A terceira razão é que o investimento, que era muito importante, caiu nos EUA e nos emergentes. A questão não é só o preço das commodities, não há mais investimento.

Colocando tudo junto, na verdade o declínio nos preços do petróleo ajudou o consumo nos EUA e na Europa, mas não houve o tipo de impacto que esperávamos, de 0,6% a 0,7% de aumento no PIB global.

Há uma fraqueza geral na economia global. O que realmente nos preocupa é a fraqueza nos emergentes e como ela tem sido contínua nos últimos cinco anos. E vai continuar neste ano.

Das grandes economias emergentes, Brasil e Rússia estão em recessão. A China desacelera. Na África do Sul, o crescimento é fraco. Só a Índia vai razoavelmente bem. Quando essas economias desaceleram, há impacto em outros países emergentes, e ele é considerável.

A rapidez da deterioração brasileira foi uma surpresa?

De um lado, o Brasil enfrenta o ambiente externo, com a queda das commodities. A China, um grande parceiro, está desacelerando. No plano interno, há os óbvios desafios para o governo. Essa combinação, com espaço limitado para a política fiscal e monetária, torna muito complexo o desafio do governo para delinear políticas. Há desafios nos dois cenários. Um período de crescimento baixo é inevitável.

No mais recente relatório do Banco Mundial, o Brasil foi destaque negativo, apontado como um dos fatores para o corte na previsão de crescimento global. O país tornou-se um risco?
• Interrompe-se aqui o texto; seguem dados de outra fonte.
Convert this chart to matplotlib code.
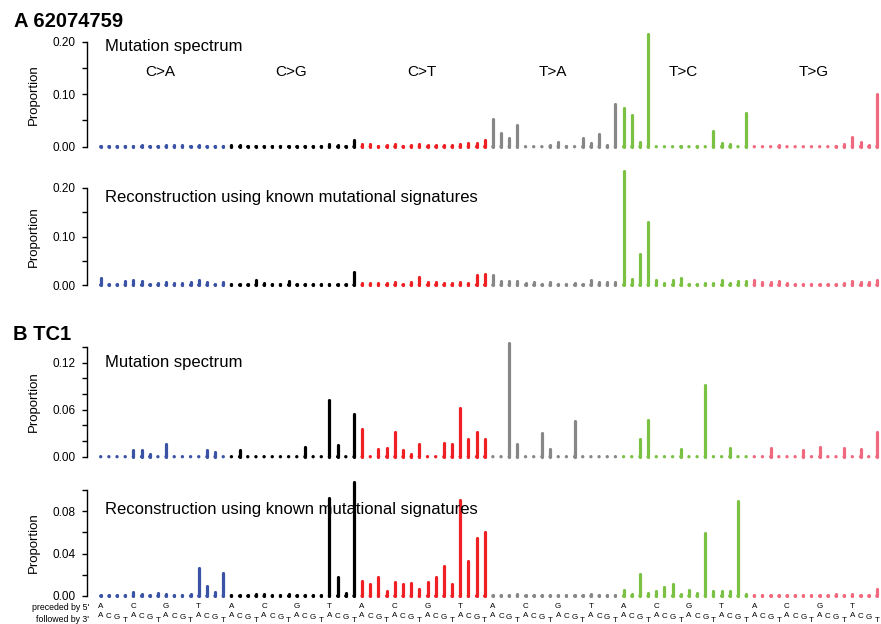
import matplotlib
matplotlib.use("Agg")
import matplotlib.pyplot as plt
import numpy as np

plt.rcParams['font.family'] = ['Liberation Sans', 'DejaVu Sans']

# ---------------- data ----------------
mutation_types = ["C>A", "C>G", "C>T", "T>A", "T>C", "T>G"]
type_colors = ["#3A53A4", "#000000", "#EE2024", "#878787", "#7BC143", "#F0697F"]
bases = ["A", "C", "G", "T"]

# Panel A (62074759) – observed spectrum, 16 contexts per mutation type
a_spectrum = [
    0.001, 0.001, 0.001, 0.001, 0.002, 0.003, 0.002, 0.002, 0.004, 0.004, 0.003, 0.002, 0.004, 0.002, 0.001, 0.001,
    0.004, 0.003, 0.002, 0.002, 0.001, 0.001, 0.001, 0.001, 0.001, 0.001, 0.001, 0.001, 0.005, 0.004, 0.002, 0.013,
    0.006, 0.005, 0.002, 0.003, 0.006, 0.002, 0.003, 0.005, 0.004, 0.004, 0.003, 0.003, 0.006, 0.007, 0.007, 0.012,
    0.052, 0.027, 0.017, 0.042, 0.0, 0.0, 0.0, 0.004, 0.009, 0.001, 0.0, 0.017, 0.007, 0.025, 0.004, 0.082,
    0.074, 0.060, 0.008, 0.214, 0.0, 0.0, 0.0, 0.002, 0.0, 0.001, 0.0, 0.030, 0.007, 0.005, 0.0, 0.064,
    0.0, 0.0, 0.0, 0.003, 0.0, 0.0, 0.0, 0.0, 0.0, 0.0, 0.002, 0.006, 0.019, 0.008, 0.004, 0.100,
]
# Panel A – reconstruction
a_reconstruction = [
    0.015, 0.003, 0.002, 0.009, 0.010, 0.009, 0.003, 0.004, 0.006, 0.004, 0.004, 0.006, 0.010, 0.006, 0.003, 0.007,
    0.002, 0.002, 0.002, 0.010, 0.004, 0.003, 0.002, 0.008, 0.002, 0.002, 0.002, 0.002, 0.003, 0.003, 0.002, 0.027,
    0.004, 0.004, 0.004, 0.005, 0.006, 0.003, 0.006, 0.017, 0.006, 0.006, 0.004, 0.004, 0.006, 0.004, 0.020, 0.022,
    0.020, 0.008, 0.008, 0.008, 0.004, 0.006, 0.002, 0.006, 0.002, 0.002, 0.005, 0.002, 0.011, 0.007, 0.007, 0.007,
    0.235, 0.012, 0.064, 0.129, 0.011, 0.004, 0.011, 0.014, 0.003, 0.003, 0.005, 0.004, 0.011, 0.005, 0.008, 0.008,
    0.010, 0.006, 0.006, 0.008, 0.005, 0.003, 0.003, 0.003, 0.002, 0.002, 0.002, 0.004, 0.009, 0.007, 0.007, 0.010,
]
# Panel B (TC1) – observed spectrum
b_spectrum = [
    0.0, 0.0, 0.0, 0.0, 0.008, 0.008, 0.004, 0.0, 0.016, 0.0, 0.0, 0.0, 0.0, 0.008, 0.006, 0.0,
    0.0, 0.008, 0.0, 0.0, 0.0, 0.0, 0.0, 0.0, 0.0, 0.013, 0.0, 0.0, 0.073, 0.015, 0.0, 0.054,
    0.035, 0.0, 0.010, 0.011, 0.032, 0.008, 0.004, 0.016, 0.0, 0.0, 0.018, 0.016, 0.0625, 0.023, 0.032, 0.022,
    0.0, 0.0, 0.145, 0.016, 0.0, 0.0, 0.030, 0.010, 0.0, 0.0, 0.046, 0.0, 0.0, 0.0, 0.0, 0.0,
    0.0, 0.0, 0.023, 0.047, 0.0, 0.0, 0.0, 0.010, 0.0, 0.0, 0.092, 0.0, 0.0, 0.011, 0.0, 0.0,
    0.0, 0.0, 0.011, 0.0, 0.0, 0.0, 0.008, 0.0, 0.012, 0.0, 0.0, 0.011, 0.0, 0.010, 0.0, 0.031,
]
# Panel B – reconstruction
b_reconstruction = [
    0.001, 0.001, 0.001, 0.001, 0.004, 0.002, 0.001, 0.003, 0.002, 0.001, 0.001, 0.002, 0.0265, 0.0095, 0.004, 0.022,
    0.001, 0.001, 0.001, 0.002, 0.002, 0.001, 0.001, 0.002, 0.001, 0.001, 0.001, 0.001, 0.092, 0.0175, 0.003, 0.107,
    0.014, 0.011, 0.018, 0.005, 0.013, 0.011, 0.012, 0.007, 0.013, 0.018, 0.028, 0.011, 0.090, 0.033, 0.055, 0.060,
    0.001, 0.001, 0.001, 0.002, 0.001, 0.001, 0.001, 0.001, 0.001, 0.001, 0.001, 0.001, 0.002, 0.001, 0.001, 0.001,
    0.006, 0.002, 0.021, 0.003, 0.005, 0.0085, 0.0115, 0.002, 0.006, 0.003, 0.059, 0.005, 0.005, 0.005, 0.089, 0.002,
    0.001, 0.001, 0.001, 0.001, 0.001, 0.001, 0.001, 0.001, 0.001, 0.001, 0.002, 0.001, 0.002, 0.001, 0.001, 0.007,
]

# tick settings per panel: (minor step, labelled ticks, spine top)
a_spec_ticks = (0.05, [0.00, 0.10, 0.20], 0.20)
a_rec_ticks = (0.05, [0.00, 0.10, 0.20], 0.20)
b_spec_ticks = (0.02, [0.00, 0.06, 0.12], 0.14)
b_rec_ticks = (0.02, [0.00, 0.04, 0.08], 0.10)

# ---------------- layout (pixels) ----------------
W, H = 881, 624
fig = plt.figure(figsize=(W / 100, H / 100), dpi=100)

def fx(px):
    return px / W

def fy(py):
    return 1 - py / H

SPINE_X = 87.0
BAR0_X = 100.7
BAR_STEP = 8.17
n_bars = 96

panels = [
    (a_spectrum, a_spec_ticks, 146.7, 525.0, 22, "Mutation spectrum", 51.5, True),
    (a_reconstruction, a_rec_ticks, 285.0, 485.0, 160, "Reconstruction using known mutational signatures", 201.5, False),
    (b_spectrum, b_spec_ticks, 456.7, 783.0, 335, "Mutation spectrum", 366.5, False),
    (b_reconstruction, b_rec_ticks, 596.0, 1062.0, 470, "Reconstruction using known mutational signatures", 514.0, False),
]

x = np.arange(n_bars)
bar_colors = [type_colors[i // 16] for i in range(n_bars)]
x_left = -(BAR0_X - SPINE_X) / BAR_STEP
x_right = x_left + (W - SPINE_X) / BAR_STEP

for vals, ticks, zero_px, ppu, top_px, subtitle, sub_base, show_types in panels:
    bottom_px = zero_px + 5
    ax = fig.add_axes([fx(SPINE_X), fy(bottom_px), fx(W - SPINE_X), (bottom_px - top_px) / H])
    ax.set_xlim(x_left, x_right)
    ax.set_ylim((zero_px - bottom_px) / ppu, (zero_px - top_px) / ppu)
    ax.patch.set_alpha(0)

    lc = ax.vlines(x, 0, vals, colors=bar_colors, linewidth=2.3, clip_on=False, zorder=3)
    lc.set_capstyle('round')
    ax.scatter(x, np.zeros(n_bars), s=2.4 ** 2, c=bar_colors, linewidths=0, clip_on=False, zorder=3)

    for side in ("top", "right", "bottom"):
        ax.spines[side].set_visible(False)
    step, labelled, spine_top = ticks
    ax.spines["left"].set_bounds(0, spine_top)
    ax.spines["left"].set_linewidth(1.0)
    all_ticks = np.round(np.arange(0, spine_top + step / 2, step), 4)
    ax.set_yticks(all_ticks)
    ax.set_yticklabels([f"{t:.2f}" if any(abs(t - l) < 1e-9 for l in labelled) else "" for t in all_ticks])
    ax.tick_params(axis="y", length=3.4, width=1.0, pad=4.6, labelsize=8.5, direction="out")
    ax.set_xticks([])

    fig.text(fx(34), fy(zero_px - spine_top * ppu / 2), "Proportion", rotation=90,
             ha="center", va="center", fontsize=9.5)
    fig.text(fx(105), fy(sub_base), subtitle, ha="left", va="baseline", fontsize=12)

    if show_types:
        for k, name in enumerate(mutation_types):
            ax.text(16 * k + 7.3, (zero_px - 76.5) / ppu, name, ha="center", va="baseline", fontsize=11)

# panel titles
fig.text(fx(14), fy(26.7), "A 62074759", ha="left", va="baseline", fontsize=14.5, fontweight="bold")
fig.text(fx(13), fy(340), "B TC1", ha="left", va="baseline", fontsize=14.5, fontweight="bold")

# context labels at bottom
fig.text(fx(89), fy(607), "preceded by 5'", ha="right", va="center", fontsize=6.3)
fig.text(fx(89), fy(620), "followed by 3'", ha="right", va="center", fontsize=6.3)
three_prime_y = [615.5, 616.8, 617.6, 620.5]
for i in range(n_bars):
    px = BAR0_X + i * BAR_STEP
    if i % 4 == 0:
        fig.text(fx(px), fy(606.5), bases[(i // 4) % 4], ha="center", va="center", fontsize=5.8)
    fig.text(fx(px), fy(three_prime_y[i % 4]), bases[i % 4], ha="center", va="center", fontsize=5.8)

fig.savefig("out.png", dpi=100)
Quando as economias emergentes estão fracas –eu sou da Turquia–, todos são afetados. Sim, estávamos otimistas em relação ao Brasil. Mas, quando há esse ambiente externo, é preciso haver investimentos no plano doméstico. No Brasil, os investimentos foram afetados. Pode haver consumo, mas, quando os investimentos começam a ser adiados, é um problema. Até junho, esperávamos crescimento de 1,1% no Brasil em 2016. Em janeiro, a estimativa caiu para contração de 2,6%.

A China é um fator de risco?

Há uma desaceleração gradual na China e, por enquanto, ordenada. Vai continuar assim. As autoridades estão tomando medidas para tornar o câmbio mais baseado no mercado. Há um crescimento robusto do setor de serviços. A indústria desacelera, mas isso é o que eles queriam. Há desafios, reformas estruturais a serem feitas, mas estamos confiantes em que virão. Não vejo o "fator China" entre as preocupações.
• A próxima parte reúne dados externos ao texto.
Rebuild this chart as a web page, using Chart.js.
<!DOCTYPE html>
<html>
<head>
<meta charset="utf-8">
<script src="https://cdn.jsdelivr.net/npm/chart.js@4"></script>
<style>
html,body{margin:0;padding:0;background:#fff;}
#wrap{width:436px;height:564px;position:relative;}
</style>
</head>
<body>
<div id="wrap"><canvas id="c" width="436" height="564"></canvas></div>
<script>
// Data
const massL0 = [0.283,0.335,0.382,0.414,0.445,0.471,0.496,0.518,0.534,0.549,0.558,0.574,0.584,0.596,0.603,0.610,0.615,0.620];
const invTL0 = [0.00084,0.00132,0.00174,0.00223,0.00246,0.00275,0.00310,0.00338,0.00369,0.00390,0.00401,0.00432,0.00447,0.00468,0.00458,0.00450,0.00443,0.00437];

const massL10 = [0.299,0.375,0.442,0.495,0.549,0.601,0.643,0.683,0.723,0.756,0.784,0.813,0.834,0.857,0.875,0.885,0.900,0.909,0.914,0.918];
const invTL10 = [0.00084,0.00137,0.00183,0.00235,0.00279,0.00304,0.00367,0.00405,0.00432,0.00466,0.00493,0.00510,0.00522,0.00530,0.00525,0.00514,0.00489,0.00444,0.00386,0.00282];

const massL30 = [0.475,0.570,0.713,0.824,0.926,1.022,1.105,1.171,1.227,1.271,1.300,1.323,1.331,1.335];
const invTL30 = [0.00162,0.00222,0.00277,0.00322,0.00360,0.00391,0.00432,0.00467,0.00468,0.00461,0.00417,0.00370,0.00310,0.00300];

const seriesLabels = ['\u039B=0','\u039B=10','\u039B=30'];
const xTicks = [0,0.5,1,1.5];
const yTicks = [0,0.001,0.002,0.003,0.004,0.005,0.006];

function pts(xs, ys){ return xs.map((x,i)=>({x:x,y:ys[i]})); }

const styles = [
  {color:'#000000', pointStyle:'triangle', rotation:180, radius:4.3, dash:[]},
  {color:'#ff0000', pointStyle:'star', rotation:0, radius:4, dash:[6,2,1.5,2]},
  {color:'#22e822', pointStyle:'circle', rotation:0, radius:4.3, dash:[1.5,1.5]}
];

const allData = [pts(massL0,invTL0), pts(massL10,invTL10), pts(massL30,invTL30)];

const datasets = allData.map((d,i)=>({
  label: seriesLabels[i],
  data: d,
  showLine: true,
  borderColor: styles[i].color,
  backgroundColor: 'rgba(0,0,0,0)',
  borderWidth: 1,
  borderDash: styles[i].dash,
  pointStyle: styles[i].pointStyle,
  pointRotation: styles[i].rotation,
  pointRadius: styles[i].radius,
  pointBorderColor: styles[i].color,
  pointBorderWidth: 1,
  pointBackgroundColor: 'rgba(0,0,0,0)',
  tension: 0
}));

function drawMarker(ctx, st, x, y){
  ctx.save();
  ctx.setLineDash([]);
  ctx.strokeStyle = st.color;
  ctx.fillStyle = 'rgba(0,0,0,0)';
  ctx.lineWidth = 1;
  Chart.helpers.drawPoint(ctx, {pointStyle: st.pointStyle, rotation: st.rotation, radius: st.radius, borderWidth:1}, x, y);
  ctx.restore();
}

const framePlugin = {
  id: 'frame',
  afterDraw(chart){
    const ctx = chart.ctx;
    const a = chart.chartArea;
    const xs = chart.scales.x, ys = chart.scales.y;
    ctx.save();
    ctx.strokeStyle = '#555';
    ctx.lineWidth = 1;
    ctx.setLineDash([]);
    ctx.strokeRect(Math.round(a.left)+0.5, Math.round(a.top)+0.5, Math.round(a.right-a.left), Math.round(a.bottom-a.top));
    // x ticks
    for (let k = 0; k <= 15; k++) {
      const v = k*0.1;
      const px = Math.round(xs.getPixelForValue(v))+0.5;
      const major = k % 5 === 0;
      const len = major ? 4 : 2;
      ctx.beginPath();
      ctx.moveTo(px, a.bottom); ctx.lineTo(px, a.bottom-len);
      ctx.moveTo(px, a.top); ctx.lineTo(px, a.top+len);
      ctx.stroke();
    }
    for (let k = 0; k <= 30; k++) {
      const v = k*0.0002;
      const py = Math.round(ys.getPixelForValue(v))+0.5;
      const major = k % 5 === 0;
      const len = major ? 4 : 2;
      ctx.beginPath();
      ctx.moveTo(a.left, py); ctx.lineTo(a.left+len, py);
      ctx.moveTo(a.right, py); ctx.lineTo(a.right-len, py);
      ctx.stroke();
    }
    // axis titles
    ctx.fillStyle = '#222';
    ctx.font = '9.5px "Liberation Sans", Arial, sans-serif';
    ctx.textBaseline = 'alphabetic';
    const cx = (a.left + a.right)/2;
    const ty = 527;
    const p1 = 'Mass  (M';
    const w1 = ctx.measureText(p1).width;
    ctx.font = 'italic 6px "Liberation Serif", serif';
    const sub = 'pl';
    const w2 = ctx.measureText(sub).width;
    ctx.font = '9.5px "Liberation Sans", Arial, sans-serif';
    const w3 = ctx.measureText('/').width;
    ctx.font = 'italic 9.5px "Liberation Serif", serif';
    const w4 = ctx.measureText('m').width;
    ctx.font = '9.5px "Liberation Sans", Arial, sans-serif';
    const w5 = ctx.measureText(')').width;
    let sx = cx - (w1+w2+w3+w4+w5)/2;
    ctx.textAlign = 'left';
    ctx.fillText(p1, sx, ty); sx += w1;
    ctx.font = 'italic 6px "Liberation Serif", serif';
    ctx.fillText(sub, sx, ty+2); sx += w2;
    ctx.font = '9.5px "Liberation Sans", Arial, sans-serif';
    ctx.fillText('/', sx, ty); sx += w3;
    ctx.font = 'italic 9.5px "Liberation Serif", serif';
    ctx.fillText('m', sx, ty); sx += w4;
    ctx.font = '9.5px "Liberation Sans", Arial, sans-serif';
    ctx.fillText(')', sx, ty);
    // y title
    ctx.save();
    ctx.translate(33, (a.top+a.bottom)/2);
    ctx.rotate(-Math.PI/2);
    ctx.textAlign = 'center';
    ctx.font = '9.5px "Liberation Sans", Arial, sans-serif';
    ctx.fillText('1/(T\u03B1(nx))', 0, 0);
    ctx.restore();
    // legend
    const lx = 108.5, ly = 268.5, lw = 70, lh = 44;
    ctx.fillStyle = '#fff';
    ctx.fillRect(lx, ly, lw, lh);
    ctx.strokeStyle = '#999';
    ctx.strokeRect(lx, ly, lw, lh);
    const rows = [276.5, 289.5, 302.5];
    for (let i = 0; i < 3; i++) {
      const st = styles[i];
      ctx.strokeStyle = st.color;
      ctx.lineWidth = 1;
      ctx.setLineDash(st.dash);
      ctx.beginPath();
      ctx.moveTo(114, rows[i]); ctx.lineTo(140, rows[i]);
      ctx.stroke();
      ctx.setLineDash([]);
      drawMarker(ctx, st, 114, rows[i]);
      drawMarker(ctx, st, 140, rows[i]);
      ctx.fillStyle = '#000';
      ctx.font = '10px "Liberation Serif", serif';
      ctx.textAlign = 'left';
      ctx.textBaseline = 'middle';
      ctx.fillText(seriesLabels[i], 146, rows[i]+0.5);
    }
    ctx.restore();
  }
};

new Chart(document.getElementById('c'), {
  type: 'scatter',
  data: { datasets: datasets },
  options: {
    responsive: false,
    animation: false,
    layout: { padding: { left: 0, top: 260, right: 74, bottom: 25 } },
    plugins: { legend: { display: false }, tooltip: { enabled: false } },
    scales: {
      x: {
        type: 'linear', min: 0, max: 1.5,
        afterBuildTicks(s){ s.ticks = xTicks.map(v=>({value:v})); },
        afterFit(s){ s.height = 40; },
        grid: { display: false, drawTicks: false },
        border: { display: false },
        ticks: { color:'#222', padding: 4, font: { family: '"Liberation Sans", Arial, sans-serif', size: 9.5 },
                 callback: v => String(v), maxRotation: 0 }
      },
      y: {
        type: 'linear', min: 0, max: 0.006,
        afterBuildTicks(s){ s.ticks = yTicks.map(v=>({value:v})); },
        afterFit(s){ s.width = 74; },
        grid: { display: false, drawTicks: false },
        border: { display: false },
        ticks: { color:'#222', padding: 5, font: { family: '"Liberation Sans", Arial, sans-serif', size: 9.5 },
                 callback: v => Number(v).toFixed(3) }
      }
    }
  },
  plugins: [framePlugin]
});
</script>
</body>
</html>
Há risco de recessão global?

Recessões globais não acontecem com tanta frequência. Houve apenas quatro desde a Grande Depressão. Em 1975, 1982, 1991 e 2009. Uma recessão global acontece quando há contração no PIB per capita global e um colapso do comércio mundial, do fluxo financeiro, da produção industrial, do emprego e do consumo de energia. É preciso um grande choque na economia global, que leve a nocaute um número de grandes economias. Estamos reduzindo nossas previsões de crescimento, mas uma recessão global não está em nossas projeções.

Quais são os maiores riscos para a economia mundial?

O primeiro é uma desaceleração mais profunda nos emergentes. O segundo é estresse nos mercados financeiros. E esse estresse pode ser gerado por vários fatores. Pode ser pela política monetária das economias avançadas ou pelo aumento da aversão ao risco. É o que houve nas primeiras semanas do ano. A combinação entre desaceleração nos emergentes e estresse financeiro gera queda no PIB global entre 0,9% e 1,2%.

Quem tem um negócio e vê que o crescimento será menor fica pessimista e reduz o investimento, o que afeta a capacidade de expansão econômica. É um problema.